George 'Keoki' Stender teaches underwater
photography, scuba repair and marine life identification. He
owns and runs the Keoki's Scuba repair service, leads snorkeling
trips and sells stock photography.
Yuko Okano Stender
has experience as an Assistant Dolphin Trainer and Bilingual Interpreter
at Sea Life Park in Waimanalo, O'ahu, Finfish Aquaculture technician at
the Oceanic Institute, and Environmental Lab technician and Educator
with Rapture Marine Expeditions,Waikiki Aquarium, Marine Option Program, and 'Alu Like.
She is currently pursuing a PhD in Geography at the University of Hawaii at Manoa.
When Eric White was a Wilderness Ranger on Mt. Shasta he
contributed observations and photographs to both the Botany and
Wildlife departments of the Shasta-Trinity National Forest. He now
works for the National Ocean Service/NOAA. His
interests include evolutionary biology and serpentine ecology.
He is focused on the endemic plants of Mt. Eddy, California, and the
endemic plants and animals of the Hawaiian islands.
Eric has contributed over
1,500 photos to CalPhotos. Many of these photos are of plants and
animals in Hawaii. Because Eric lisences his photos with a
Creative Commons lisence he allows them to be used in this
website. Thank you, Eric, for your help.
Tony Valois, while working at the Santa Monica Mountains
National Recreation Area, documented virtually every plant species
in the Recreation Area and developed the award winning
Wildflowers of the Santa Monica Mountains National Recreation Area website.
This information is also available as an
iPhone app.
Tony has documented over 1,200 species with over 7,000 botanical images. Many
of Tony's photos are used on this website.
More than a One Hundred and Fifty Image Authors have contributed to this website, so many that they can
not all be listed here. But every one of them is appreciated. Most often they have posted
their photos with a Creative Commons license. Some have made their photos public domain.
Others have given us their permission to use their photos.

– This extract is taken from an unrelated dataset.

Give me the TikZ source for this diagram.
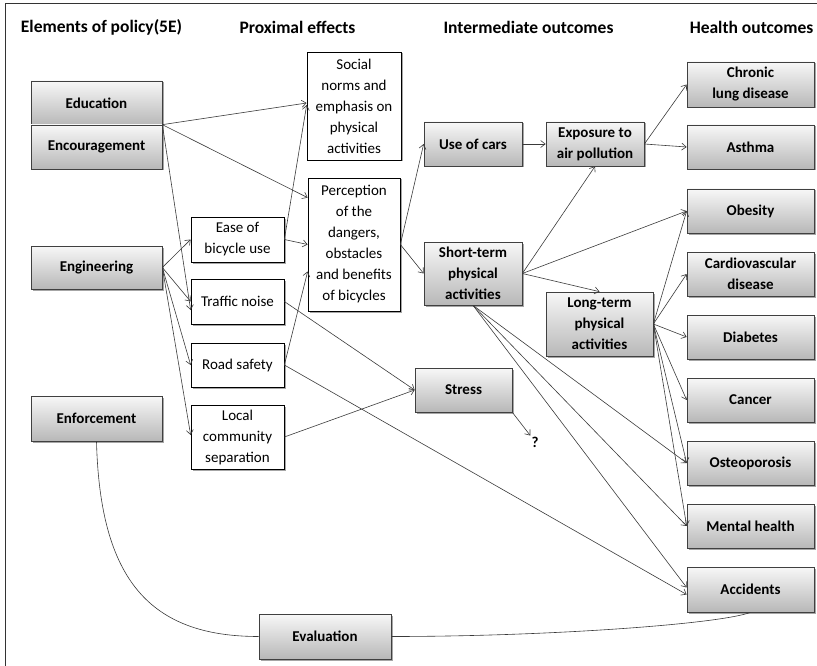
\documentclass[tikz,border=0pt]{standalone}
\usepackage{fontspec}
\setmainfont{Carlito}
\usetikzlibrary{arrows.meta,shadows}
\definecolor{edge}{HTML}{3A3A3A}
\begin{document}
\begin{tikzpicture}[x=1pt,y=-1pt,
  shd/.style={drop shadow={shadow xshift=1.5pt,shadow yshift=-1.5pt,fill=black,opacity=0.35}},
  gbox/.style={shd,draw=black!75,line width=0.7pt,top color=black!3,bottom color=black!28,
    font=\fontsize{15}{21}\selectfont\bfseries,align=center,inner sep=0pt},
  wbox/.style={shd,draw=black,line width=0.7pt,fill=white,
    font=\fontsize{15}{21}\selectfont,align=center,inner sep=0pt},
  hdr/.style={font=\fontsize{17.5}{21}\selectfont\bfseries,inner sep=0pt},
  conn/.style={draw=edge,line width=0.6pt,-{Straight Barb[length=4.5pt,width=7pt]}},
  link/.style={draw=edge,line width=0.6pt}]
\useasboundingbox (0,0) rectangle (817,666);
\draw[black!80,line width=0.8pt] (5,666) -- (5,3) -- (817,3);

% headers
\node[hdr] (h1) at (101.5,27) {Elements of policy(5E)};
\node[hdr] (h2) at (297.5,27) {Proximal effects};
\node[hdr] (h3) at (528.5,27) {Intermediate outcomes};
\node[hdr] (h4) at (751.5,27) {Health outcomes};

% elements of policy
\node[gbox,minimum width=131pt,minimum height=44pt] (edu) at (96.5,103) {Education};
\node[gbox,minimum width=131pt,minimum height=44pt] (enc) at (96.5,147) {Encouragement};
\node[gbox,minimum width=131pt,minimum height=43pt] (eng) at (96.5,267.5) {Engineering};
\node[gbox,minimum width=131pt,minimum height=45pt] (enf) at (96.5,418.5) {Enforcement};
\node[gbox,minimum width=132pt,minimum height=45pt] (eval) at (325,636.5) {Evaluation};

% proximal effects
\node[wbox,minimum width=94pt,minimum height=108pt] (social) at (354,106) {Social\\norms and\\emphasis on\\physical\\activities};
\node[wbox,minimum width=92pt,minimum height=133pt] (perc) at (354,244.5) {Perception\\of the\\dangers,\\obstacles\\and benefits\\of bicycles};
\node[wbox,minimum width=93pt,minimum height=45pt] (ease) at (237.5,239.5) {Ease of\\bicycle use};
\node[wbox,minimum width=93pt,minimum height=45pt] (noise) at (237.5,301.5) {Traffic noise};
\node[wbox,minimum width=93pt,minimum height=44pt] (road) at (237.5,365) {Road safety};
\node[wbox,minimum width=93pt,minimum height=64pt] (local) at (237.5,437) {Local\\community\\separation};

% intermediate outcomes
\node[gbox,minimum width=98pt,minimum height=44pt] (cars) at (473,144) {Use of cars};
\node[gbox,minimum width=98pt,minimum height=44pt] (expo) at (595,144) {Exposure to\\air pollution};
\node[gbox,minimum width=98pt,minimum height=63pt] (short) at (473,273.5) {Short-term\\physical\\activities};
\node[gbox,minimum width=107pt,minimum height=64pt] (long) at (599.5,324) {Long-term\\physical\\activities};
\node[gbox,minimum width=97pt,minimum height=44pt] (stress) at (463.5,390) {Stress};
\node[font=\fontsize{15}{18}\selectfont\bfseries,inner sep=1pt] (qm) at (535,442) {?};

% health outcomes
\node[gbox,minimum width=127pt,minimum height=45pt] (chronic) at (750.5,84.5) {Chronic\\lung disease};
\node[gbox,minimum width=127pt,minimum height=44pt] (asthma) at (750.5,147) {Asthma};
\node[gbox,minimum width=127pt,minimum height=44pt] (obes) at (750.5,211) {Obesity};
\node[gbox,minimum width=127pt,minimum height=44pt] (cardio) at (750.5,274) {Cardiovascular\\disease};
\node[gbox,minimum width=127pt,minimum height=44pt] (diab) at (750.5,337) {Diabetes};
\node[gbox,minimum width=127pt,minimum height=44pt] (cancer) at (750.5,400) {Cancer};
\node[gbox,minimum width=127pt,minimum height=44pt] (osteo) at (750.5,463) {Osteoporosis};
\node[gbox,minimum width=127pt,minimum height=44pt] (mental) at (750.5,526) {Mental health};
\node[gbox,minimum width=127pt,minimum height=45pt] (acc) at (750.5,589.5) {Accidents};

% connectors
\draw[conn] (enc.north east) -- ([yshift=3pt]social.west);
\draw[conn] (enc.north east) -- ([yshift=-20pt]perc.north west);
\draw[conn] (enc.north east) -- ([yshift=-8.5pt]noise.west);
\draw[conn] (eng.east) -- (ease.west);
\draw[conn] (eng.east) -- (noise.west);
\draw[conn] (eng.east) -- (road.west);
\draw[conn] (eng.east) -- ([yshift=2pt]local.west);
\draw[conn] (ease.east) -- ([yshift=1pt]social.west);
\draw[conn] (ease.east) -- (perc.west);
\draw[conn] (road.east) -- ([yshift=-27pt]perc.west);
\draw[conn] (noise.east) -- (stress.west);
\draw[conn] (local.east) -- (stress.west);
\draw[conn] (road.east) -- ([yshift=-5pt]acc.west);
\draw[conn] (perc.east) -- (cars.west);
\draw[conn] (perc.east) -- (short.west);
\draw[conn] (cars.east) -- (expo.west);
\draw[conn] (short.east) -- (expo.south);
\draw[conn] (short.east) -- (obes.west);
\draw[conn] (short.east) -- (long.north);
\draw[conn] (expo.east) -- (chronic.west);
\draw[conn] (expo.east) -- (asthma.west);
\draw[conn] (short.south) -- (osteo.west);
\draw[conn] (short.south) -- (mental.west);
\draw[conn] (short.south) -- ([yshift=2pt]acc.west);
\foreach \t in {obes,cardio,diab,cancer,osteo,mental}
  \draw[conn] (long.east) -- (\t.west);
\draw[conn] (stress.south east) -- (qm.north west);
\draw[link] (enf.south) .. controls (100,580) and (150,636.5) .. (eval.west);
\draw[link] (eval.east) .. controls (550,636.5) and (720,624) .. (acc.south);
\end{tikzpicture}
\end{document}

You can see their names and the number of photos that have been contributed on the
Image Authors page.
Thank you for taking great botanical photos, for identifying the species, for
posting your photos on the web and for giving us permission to use them.
Thousands and thousands of Botanical Plant Collectors, over the last
hundred years, have collected millions of plant specimens that are now archived
in herbaria. Each collection is verified, then pressed and dried
and catalogued. Other people have converted these collections into digital
records which we use to deduce where and when species can be found.
We use over ten million of these collection records.
The search by location, elevation and time of year used in this
website is only possible because of the great amount of work done by the
botanical plant collectors and the herbarium staff. The many herbaria
involved in this work can be seen at this
Attribution and Copyright
link. Thank you, collectors and herbarium staff, for the work that you do.